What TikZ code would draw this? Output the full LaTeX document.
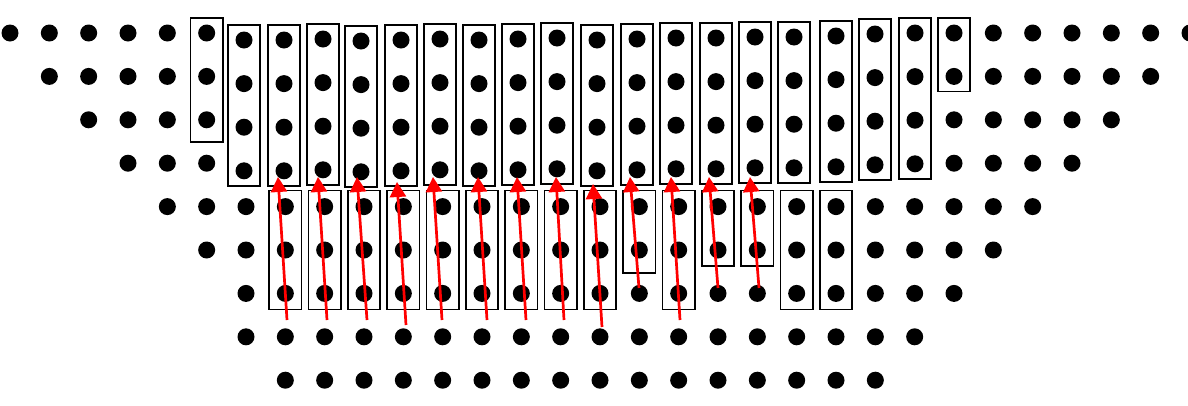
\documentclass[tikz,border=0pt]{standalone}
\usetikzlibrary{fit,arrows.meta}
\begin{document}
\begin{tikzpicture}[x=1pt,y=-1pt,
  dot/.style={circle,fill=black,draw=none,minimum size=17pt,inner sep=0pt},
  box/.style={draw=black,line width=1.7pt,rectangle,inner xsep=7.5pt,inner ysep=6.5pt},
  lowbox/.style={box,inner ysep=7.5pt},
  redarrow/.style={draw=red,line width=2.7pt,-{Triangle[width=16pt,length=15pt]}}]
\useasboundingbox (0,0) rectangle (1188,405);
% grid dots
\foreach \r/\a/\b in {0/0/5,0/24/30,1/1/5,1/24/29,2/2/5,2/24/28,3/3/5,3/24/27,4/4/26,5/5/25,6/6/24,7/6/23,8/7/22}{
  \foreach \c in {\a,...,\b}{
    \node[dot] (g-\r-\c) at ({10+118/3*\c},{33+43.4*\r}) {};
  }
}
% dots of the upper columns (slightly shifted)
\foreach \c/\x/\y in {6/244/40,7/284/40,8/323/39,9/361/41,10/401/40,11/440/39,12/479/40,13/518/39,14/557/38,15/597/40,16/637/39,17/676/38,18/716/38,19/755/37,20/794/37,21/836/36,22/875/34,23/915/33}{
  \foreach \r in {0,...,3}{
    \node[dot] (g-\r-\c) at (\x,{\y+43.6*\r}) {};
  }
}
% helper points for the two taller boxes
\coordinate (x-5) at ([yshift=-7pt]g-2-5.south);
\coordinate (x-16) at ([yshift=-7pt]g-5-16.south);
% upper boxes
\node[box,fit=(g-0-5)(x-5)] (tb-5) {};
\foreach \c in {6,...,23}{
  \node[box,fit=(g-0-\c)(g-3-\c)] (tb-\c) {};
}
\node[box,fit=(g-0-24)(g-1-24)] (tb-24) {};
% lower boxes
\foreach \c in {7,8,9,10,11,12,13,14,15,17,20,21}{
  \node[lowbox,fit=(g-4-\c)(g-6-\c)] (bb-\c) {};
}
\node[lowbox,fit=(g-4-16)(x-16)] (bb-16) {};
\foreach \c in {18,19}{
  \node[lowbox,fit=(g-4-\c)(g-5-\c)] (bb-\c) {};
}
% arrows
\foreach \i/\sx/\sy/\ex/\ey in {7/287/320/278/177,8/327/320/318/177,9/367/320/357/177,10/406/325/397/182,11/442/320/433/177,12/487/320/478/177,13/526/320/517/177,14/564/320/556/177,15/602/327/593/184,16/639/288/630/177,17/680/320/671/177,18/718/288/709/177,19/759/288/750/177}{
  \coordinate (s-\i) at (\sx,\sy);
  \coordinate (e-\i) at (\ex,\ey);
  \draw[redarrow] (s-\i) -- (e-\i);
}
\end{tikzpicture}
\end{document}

○ ○ ○ ○ ○ ○ ○

# THE TASK
Leave out the pictures and reproduce the rest of the listing exactly.

# RESULT FOR THIS EXERCISE
What TikZ code would draw this? Output the full LaTeX document.
\documentclass[tikz,border=0pt]{standalone}
\usetikzlibrary{fit,arrows.meta}
\begin{document}
\begin{tikzpicture}[x=1pt,y=-1pt,
  dot/.style={circle,fill=black,draw=none,minimum size=17pt,inner sep=0pt},
  box/.style={draw=black,line width=1.7pt,rectangle,inner xsep=7.5pt,inner ysep=6.5pt},
  lowbox/.style={box,inner ysep=7.5pt},
  redarrow/.style={draw=red,line width=2.7pt,-{Triangle[width=16pt,length=15pt]}}]
\useasboundingbox (0,0) rectangle (1188,405);
% grid dots
\foreach \r/\a/\b in {0/0/5,0/24/30,1/1/5,1/24/29,2/2/5,2/24/28,3/3/5,3/24/27,4/4/26,5/5/25,6/6/24,7/6/23,8/7/22}{
  \foreach \c in {\a,...,\b}{
    \node[dot] (g-\r-\c) at ({10+118/3*\c},{33+43.4*\r}) {};
  }
}
% dots of the upper columns (slightly shifted)
\foreach \c/\x/\y in {6/244/40,7/284/40,8/323/39,9/361/41,10/401/40,11/440/39,12/479/40,13/518/39,14/557/38,15/597/40,16/637/39,17/676/38,18/716/38,19/755/37,20/794/37,21/836/36,22/875/34,23/915/33}{
  \foreach \r in {0,...,3}{
    \node[dot] (g-\r-\c) at (\x,{\y+43.6*\r}) {};
  }
}
% helper points for the two taller boxes
\coordinate (x-5) at ([yshift=-7pt]g-2-5.south);
\coordinate (x-16) at ([yshift=-7pt]g-5-16.south);
% upper boxes
\node[box,fit=(g-0-5)(x-5)] (tb-5) {};
\foreach \c in {6,...,23}{
  \node[box,fit=(g-0-\c)(g-3-\c)] (tb-\c) {};
}
\node[box,fit=(g-0-24)(g-1-24)] (tb-24) {};
% lower boxes
\foreach \c in {7,8,9,10,11,12,13,14,15,17,20,21}{
  \node[lowbox,fit=(g-4-\c)(g-6-\c)] (bb-\c) {};
}
\node[lowbox,fit=(g-4-16)(x-16)] (bb-16) {};
\foreach \c in {18,19}{
  \node[lowbox,fit=(g-4-\c)(g-5-\c)] (bb-\c) {};
}
% arrows
\foreach \i/\sx/\sy/\ex/\ey in {7/287/320/278/177,8/327/320/318/177,9/367/320/357/177,10/406/325/397/182,11/442/320/433/177,12/487/320/478/177,13/526/320/517/177,14/564/320/556/177,15/602/327/593/184,16/639/288/630/177,17/680/320/671/177,18/718/288/709/177,19/759/288/750/177}{
  \coordinate (s-\i) at (\sx,\sy);
  \coordinate (e-\i) at (\ex,\ey);
  \draw[redarrow] (s-\i) -- (e-\i);
}
\end{tikzpicture}
\end{document}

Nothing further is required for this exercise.